Márcio Adriano Moraes
Professor de Literatura e Português
A casa cheia, amigos e familiares juntos para celebrar uma passagem de ano. Estranho dizer passagem de ano e mais estranho ainda é dizer ganhar um ano. Na verdade nós não ganhamos ano nenhum, mas perdemos. A cada ano que se passa aproximamos da indesejada da gente. E assim vamos vivendo ansiando algo que evitamos confirmar, mas esta é a verdade; todos caminham para o fim.

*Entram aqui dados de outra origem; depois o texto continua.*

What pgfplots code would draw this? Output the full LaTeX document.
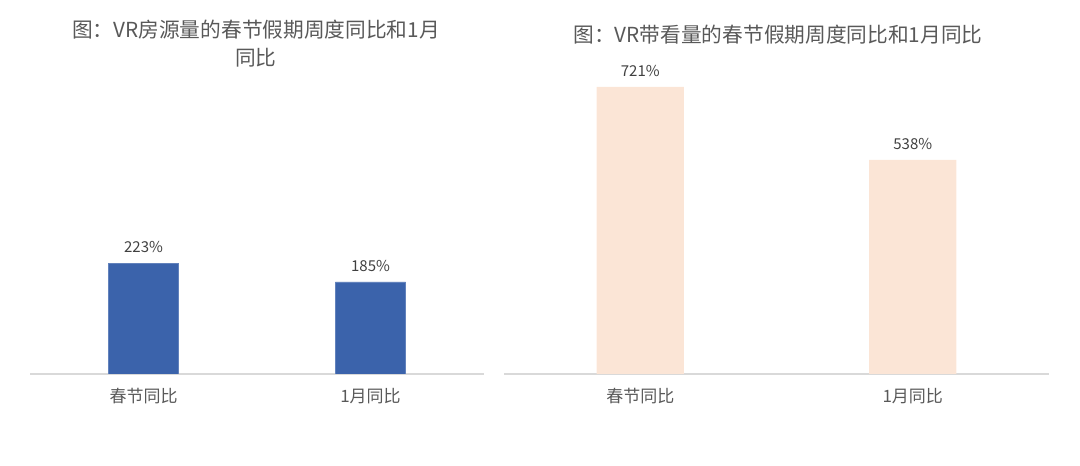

Por isso, o importante na vida é celebrar todos os momentos, sejam ímpares ou pares. Não há vida tão longa capaz de abraçar a todos nem tão curta incapaz de estender uma mão. É preciso apreciar cada instante, até os mais doloridos, como etapas de crescimento humano. E não importa quantas caras feias apareçam no caminho, devemos sempre sorrir e mostrar àqueles que nos olham torto que nosso mento é reto.
As fotografias trazem saudade, relembram amizades e ressuscitam entes queridos. Ao som de uma bela melodia, tudo o que se quer pode ser realizado, ainda que no sonho sereno da imaginação humana. As palavras carinhosas ditas por quem se ama são ânimos para continuar a caminhada terrena. Sem as palavras humanas úmidas e verdadeiras que escapam das bocas dos que nos rodeiam, tornamo-nos solos secos e infrutíferos para a vida. Bom é ouvir coisas boas daqueles que nos amam. Bom é ouvir verdades verdadeiras, não fingidas. Cansamos de deixar os nossos ouvidos serem poluídos com dizeres enganosos e interesseiros.

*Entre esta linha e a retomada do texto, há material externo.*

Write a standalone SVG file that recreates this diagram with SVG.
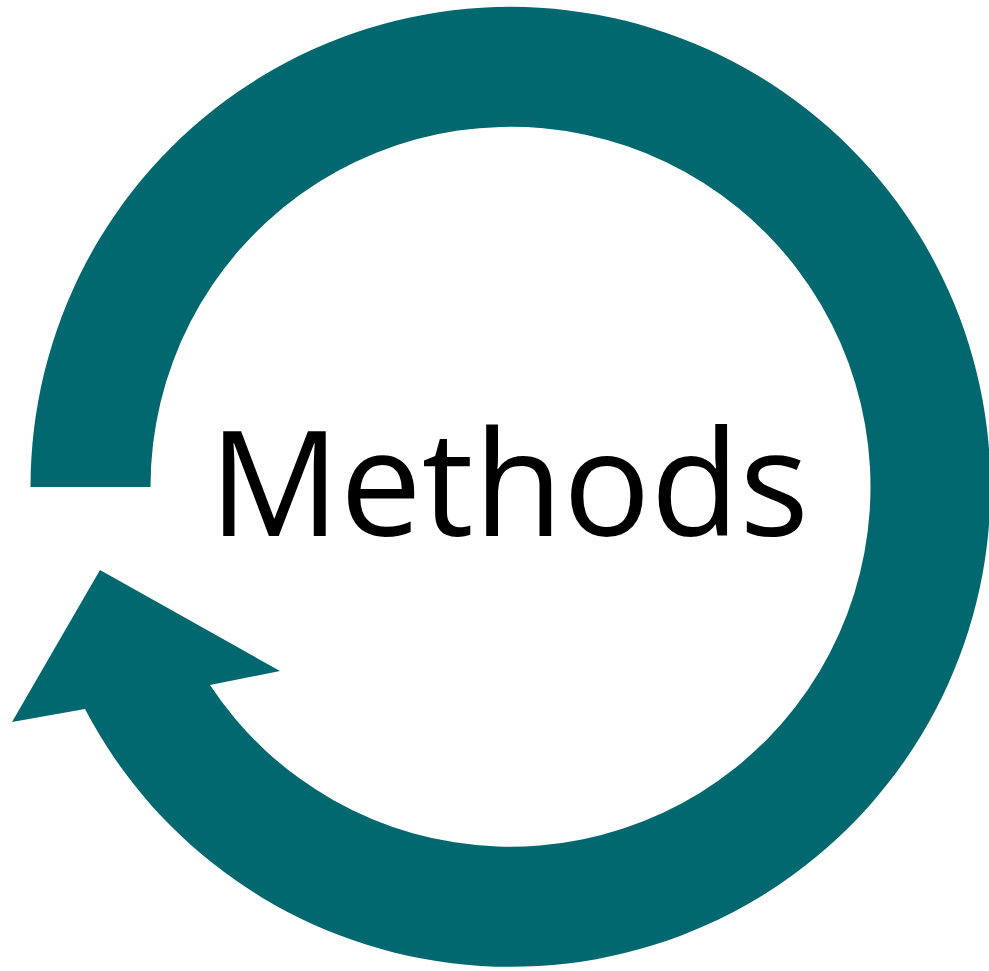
<svg xmlns="http://www.w3.org/2000/svg" width="989" height="971" viewBox="0 0 989 971">
<style>
.arrow{fill:#02686F;stroke:none}
.label{font-family:"Open Sans","Noto Sans",sans-serif;font-size:146px;fill:#000}
</style>
<rect width="989" height="971" fill="#fff"/>
<g id="connectors">
<path class="arrow" d="M30.5,487 A480,480 0 1 1 85,709 L12,722 L100,570 L280,671 L210,685 A360,360 0 1 0 150.5,487 Z"/>
</g>
<g id="methods">
<text class="label" x="209" y="536" textLength="600" lengthAdjust="spacingAndGlyphs">Methods</text>
</g>
</svg>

Assim, entre passado e presente, vivencia-se a passagem de anos ou, como querem alguns, os ganhos deles, ainda que sejam perdas. Momento de ser celebrado com a mais genuína manifestação do sentimento humano, a poesia. E como é bom atrelar poesia a música. Como é bom ser o seu poeta e ser o seu cantor. Ouvidos atentos e rostos repletos de lágrimas acolhem no âmago sentimentos amadoristas. Ocultadas teclas ressoam sons que melindram a alma de todos os presentes, menos as almas daqueles que se fecham em seus mundinhos e esquecem a estrada percorrida. Entra em cena a homenagem e se vão seres sem ramagens, que se escondem em si mesmos, irados pela felicidade alheia. Alheio a tudo, o peito aberto ao amor reverbera versos e solos, não com o intuito de enaltecer, mas com o propósito de amores fazer crescer.
Registra-se tudo com os flash’s tecnológicos. Feliz daquele que inventou esse instrumento que faz o tempo parar. Não podemos voltar ao passado, uma vez que tal tempo não existe no mundo real, apenas na lembrança abstrata da mente. Mas pedaços de papel ou imagens virtuais móveis ou não salvam a amnésia. Gestos simples, apertos frágeis que tornam o instante perpétuo.
Destruir recordações humanas talvez seja um dos gestos mais terríveis praticados por seres humanos. O defeito do homem é só enxergar com seus próprios olhos. O dia em que ele conseguir ver com outros olhos que não sejam os seus, verá então que o mal que percebe é o bem que outro almeja. E não há mal em poesia e música, não quando são feitas com os mais benéficos sentimentos humanos. E não há mal em querer registrar e guardar para sempre isso.
E que todos os anos sejam celebrados com depoimentos sinceros, imagens verdadeiras, poesias e músicas genuínas. E que todos possam lacrimejar, pois felizes são os que choram com o bem. E que um dia possamos ver, ainda que dolorosamente, que não temos o direito de podar a felicidade daqueles que amamos nem dos que nos são indiferentes. Todos têm o poder de fazer e serem felizes.